August 3, 2012
Delaware teacher evaluation plan in place for new school year
Delaware’s Department of Education has finalized how teachers and professional staff across the state will be evaluated in the coming school year. This past school year Component 5 was only considered when it raised the rating of a teacher in DCAS-tested grades and subjects to “highly effective,” making them eligible for incentive programs, including bonuses. In the upcoming 2012-2013 school year DCAS math and reading scores will account for 50 percent of Component 5 for only those teachers who teach those subjects.
Las Vegas Review Journal
Nevada superintendent outlines goals for public schools
Nevada’s new Superintendent James Guthrie has revealed five changes in store for the nation’s bottom-ranked educational system. The plan includes: tracking students’ college and career readiness; ensuring reading proficiency in the early grades; rewarding top-performing teachers; blending computer courses with traditional teaching; and leveling the financial playing field for charter schools.
Minneapolis Star Tribune
Retakes may explain Minnesota math gains
Minnesota elementary and middle school students saw big gains on the state math test this year, but some educators say those improvements might be because students could take the test multiple times. The state allowed retakes because it was the first time the exam was offered online. Proficiency in math increased from 56% last year to 62% this year, according to new test result data.
Education cuts favored by Americans include teacher salary freezes, administration cuts, survey says
As districts suffer from increasing costs and not enough cash, only 11% of Americans are willing to pay more in taxes to fund schools, according to a new survey.

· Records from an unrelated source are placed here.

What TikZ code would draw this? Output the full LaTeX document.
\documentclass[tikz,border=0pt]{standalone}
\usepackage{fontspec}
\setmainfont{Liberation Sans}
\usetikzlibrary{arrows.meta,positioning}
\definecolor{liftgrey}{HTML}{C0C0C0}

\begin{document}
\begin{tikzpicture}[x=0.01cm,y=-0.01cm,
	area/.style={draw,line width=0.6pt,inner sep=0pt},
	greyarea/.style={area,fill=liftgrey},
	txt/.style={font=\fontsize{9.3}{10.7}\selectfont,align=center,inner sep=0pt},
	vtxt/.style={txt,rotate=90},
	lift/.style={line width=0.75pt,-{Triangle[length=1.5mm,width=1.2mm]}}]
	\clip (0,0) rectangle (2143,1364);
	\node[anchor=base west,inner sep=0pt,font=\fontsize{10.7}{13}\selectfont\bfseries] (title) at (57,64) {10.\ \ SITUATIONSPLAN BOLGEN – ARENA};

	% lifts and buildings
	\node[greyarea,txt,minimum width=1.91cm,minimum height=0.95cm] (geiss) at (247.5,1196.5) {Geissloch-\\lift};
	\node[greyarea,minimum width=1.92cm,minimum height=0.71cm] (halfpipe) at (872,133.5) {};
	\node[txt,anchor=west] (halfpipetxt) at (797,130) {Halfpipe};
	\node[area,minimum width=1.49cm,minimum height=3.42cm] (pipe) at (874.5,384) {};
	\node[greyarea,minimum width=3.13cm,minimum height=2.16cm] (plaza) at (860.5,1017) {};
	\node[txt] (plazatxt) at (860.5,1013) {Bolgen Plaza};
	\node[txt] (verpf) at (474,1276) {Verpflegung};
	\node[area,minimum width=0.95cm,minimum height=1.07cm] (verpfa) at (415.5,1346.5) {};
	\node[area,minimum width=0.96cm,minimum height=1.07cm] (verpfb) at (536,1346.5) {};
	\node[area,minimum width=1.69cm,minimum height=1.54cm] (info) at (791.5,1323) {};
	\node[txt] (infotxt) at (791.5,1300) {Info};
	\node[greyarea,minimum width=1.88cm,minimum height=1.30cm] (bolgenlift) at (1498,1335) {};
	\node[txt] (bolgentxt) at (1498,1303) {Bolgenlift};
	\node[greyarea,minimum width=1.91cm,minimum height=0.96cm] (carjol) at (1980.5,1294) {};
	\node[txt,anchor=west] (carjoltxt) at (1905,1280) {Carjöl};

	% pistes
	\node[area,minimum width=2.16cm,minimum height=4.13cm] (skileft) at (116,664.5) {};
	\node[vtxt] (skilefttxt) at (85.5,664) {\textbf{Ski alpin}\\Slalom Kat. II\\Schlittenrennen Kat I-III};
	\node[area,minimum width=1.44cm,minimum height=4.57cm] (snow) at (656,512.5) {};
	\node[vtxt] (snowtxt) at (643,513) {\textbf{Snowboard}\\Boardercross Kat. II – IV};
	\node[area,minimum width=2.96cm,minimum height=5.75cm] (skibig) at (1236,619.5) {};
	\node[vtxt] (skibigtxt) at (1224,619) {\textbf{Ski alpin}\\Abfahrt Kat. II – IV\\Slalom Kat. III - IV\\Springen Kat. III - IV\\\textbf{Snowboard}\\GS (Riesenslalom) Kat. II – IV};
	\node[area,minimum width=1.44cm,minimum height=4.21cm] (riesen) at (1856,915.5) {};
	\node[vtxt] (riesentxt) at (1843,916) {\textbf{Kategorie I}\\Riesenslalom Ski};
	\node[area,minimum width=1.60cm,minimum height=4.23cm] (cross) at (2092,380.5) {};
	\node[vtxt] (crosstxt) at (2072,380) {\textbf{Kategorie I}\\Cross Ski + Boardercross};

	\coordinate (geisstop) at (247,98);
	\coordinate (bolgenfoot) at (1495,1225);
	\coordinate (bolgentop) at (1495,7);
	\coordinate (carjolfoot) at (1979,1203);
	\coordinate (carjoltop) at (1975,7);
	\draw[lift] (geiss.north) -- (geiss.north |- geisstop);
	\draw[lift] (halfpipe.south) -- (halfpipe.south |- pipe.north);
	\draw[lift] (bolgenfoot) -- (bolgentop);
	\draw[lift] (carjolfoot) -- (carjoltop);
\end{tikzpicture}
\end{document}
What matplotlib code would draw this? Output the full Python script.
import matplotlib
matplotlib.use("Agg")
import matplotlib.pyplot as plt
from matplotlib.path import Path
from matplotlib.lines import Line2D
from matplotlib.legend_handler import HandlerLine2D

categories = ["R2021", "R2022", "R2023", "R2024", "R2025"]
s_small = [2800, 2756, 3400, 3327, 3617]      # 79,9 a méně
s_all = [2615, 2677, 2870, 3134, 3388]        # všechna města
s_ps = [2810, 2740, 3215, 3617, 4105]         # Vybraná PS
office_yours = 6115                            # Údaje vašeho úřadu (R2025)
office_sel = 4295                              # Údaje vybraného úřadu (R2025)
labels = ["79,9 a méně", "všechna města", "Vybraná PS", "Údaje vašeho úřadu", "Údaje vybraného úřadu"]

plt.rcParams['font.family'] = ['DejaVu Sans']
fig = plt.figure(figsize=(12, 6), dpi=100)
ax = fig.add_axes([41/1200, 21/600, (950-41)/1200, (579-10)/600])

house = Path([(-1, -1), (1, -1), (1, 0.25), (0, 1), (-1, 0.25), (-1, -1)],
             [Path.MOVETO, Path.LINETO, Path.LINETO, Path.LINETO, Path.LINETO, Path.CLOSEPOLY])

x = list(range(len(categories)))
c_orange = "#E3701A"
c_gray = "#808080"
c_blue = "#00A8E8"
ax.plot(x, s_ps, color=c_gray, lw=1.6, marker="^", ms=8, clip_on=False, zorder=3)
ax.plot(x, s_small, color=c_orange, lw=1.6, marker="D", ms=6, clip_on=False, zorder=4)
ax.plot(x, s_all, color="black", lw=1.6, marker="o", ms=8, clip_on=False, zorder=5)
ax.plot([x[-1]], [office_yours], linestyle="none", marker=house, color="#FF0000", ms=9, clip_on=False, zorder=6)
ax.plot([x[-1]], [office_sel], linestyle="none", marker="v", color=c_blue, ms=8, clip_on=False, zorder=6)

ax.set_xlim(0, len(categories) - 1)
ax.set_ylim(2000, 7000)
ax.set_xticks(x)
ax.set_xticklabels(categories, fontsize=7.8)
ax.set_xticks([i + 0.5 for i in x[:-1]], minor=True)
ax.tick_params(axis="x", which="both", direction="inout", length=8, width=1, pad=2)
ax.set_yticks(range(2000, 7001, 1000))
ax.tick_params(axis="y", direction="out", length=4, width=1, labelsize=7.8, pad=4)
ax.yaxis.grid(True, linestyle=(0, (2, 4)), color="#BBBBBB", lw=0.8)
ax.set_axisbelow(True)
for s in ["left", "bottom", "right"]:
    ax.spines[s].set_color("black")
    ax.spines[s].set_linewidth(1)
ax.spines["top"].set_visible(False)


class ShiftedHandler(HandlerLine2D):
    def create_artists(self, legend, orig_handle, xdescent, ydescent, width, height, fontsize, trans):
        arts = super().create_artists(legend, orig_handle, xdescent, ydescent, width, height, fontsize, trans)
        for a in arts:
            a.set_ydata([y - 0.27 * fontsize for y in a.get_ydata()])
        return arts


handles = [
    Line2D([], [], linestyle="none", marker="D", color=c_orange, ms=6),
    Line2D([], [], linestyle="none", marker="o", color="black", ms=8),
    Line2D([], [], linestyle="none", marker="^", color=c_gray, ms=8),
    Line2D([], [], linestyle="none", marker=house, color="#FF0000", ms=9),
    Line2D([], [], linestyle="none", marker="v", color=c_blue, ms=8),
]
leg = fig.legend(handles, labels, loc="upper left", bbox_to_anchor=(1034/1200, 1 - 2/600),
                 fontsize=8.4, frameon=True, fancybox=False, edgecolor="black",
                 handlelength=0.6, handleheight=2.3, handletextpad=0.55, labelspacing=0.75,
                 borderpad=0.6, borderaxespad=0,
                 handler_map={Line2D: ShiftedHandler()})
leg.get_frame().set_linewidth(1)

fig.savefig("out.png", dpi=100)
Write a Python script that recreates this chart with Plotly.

Seventy-seven percent said they expect the financial woes to last beyond the current crisis, and many would opt for reducing or freezing teacher pay to plug budget holes.
Wall Street Journal
Michigan city outsources all of its schools
Highland Park School District, one of the state’s lowest-performing academically, says it will turn over its three schools and nearly 1,000 students to a private, for-profit charter school company—the second district in Michigan to take such a drastic step to avert financial collapse. The abrupt news last week sparked concern—and in some cases, relief— from parents and other residents who packed a Wednesday night meeting in the faded industrial city, which is nearly surrounded by Detroit.